As someone who has done extensive motion capture and prosthetic work I can tell you that it requires immense skill and discipline. Doug jones is to that what Andy Serkis is to mo-cap.
Deserves to be recognized. pic.twitter.com/0HQzBjiUyy
— Robert Kazinsky (@RobertKazinsky) 31 janvier 2018
"40 ans pour accepter la personne grande, maigre et dégingandée que je suis"
D’abord mime de rue ou homme-lune dans une pub McDonald’s, Doug Jones a mis longtemps avant d’assumer sa singularité et d’en faire une force. "Ce n’est qu'à la quarantaine que j’ai pu accepter la personne grande, maigre et dégingandée que je suis", expliquait-il récemment à un journaliste du site Vulture. "Lorsqu’on est jeune, grandir dans le Midwest et être différent des enfants normaux c’est un peu une malédiction. J’étais la cible de beaucoup de blagues. J’ai dû développer un sens de l’humour comme mécanisme de défense."
Sur le tournage de "Mimic", Doug Jones et Guillermo Del Toro – "un enfant de huit ans coincé dans le corps grassouillet d’un homme" comme il le décrit affectueusement – se sont vite trouvés des atomes crochus. Et surtout une passion commune pour les monstres qui ne les séparera plus.

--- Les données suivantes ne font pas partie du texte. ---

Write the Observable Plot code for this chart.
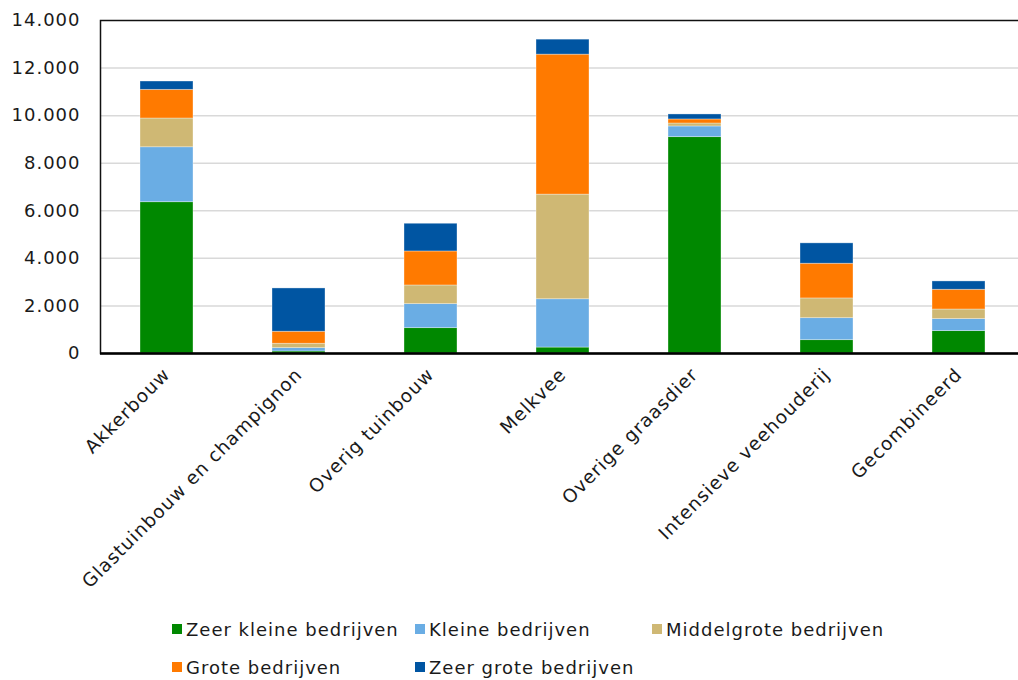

Jones est le corps, Del Toro la voix
Pour l’anecdote, si Guillermo Del Toro fait une confiance aveugle à Doug Jones pour incarner ses créatures, il ne renonce par contre jamais à doubler lui-même les bruitages de ses petites bêtes imaginaires.
"On a mixé ma voix avec des sons de baleine"
Lors de son passage à Paris en novembre dernier pour une séance de questions – réponses à laquelle nous assistions, le réalisateur de 53 ans éclaircissait la présence de son nom dans les crédits des effets sonores de "The Shape of Water" : "Je ne fais pas tous les sons de la créature. Mais je fais les parties où elle agonise, où elle souffre et manque d’air. Ensuite on a mixé ma voix avec des bruits de dauphin et de baleine. Vous savez, la baleine et moi, on n'est pas si éloignés alors ça rend très bien !" Et Guillermo Del Toro de raconter qu’avant ça, il s’était aussi amusé à doubler les insectes de "Mimic" et "Cronos", le Pale Man du "Labyrinthe de Pan" ou encore les kaiju de "Pacific Rim".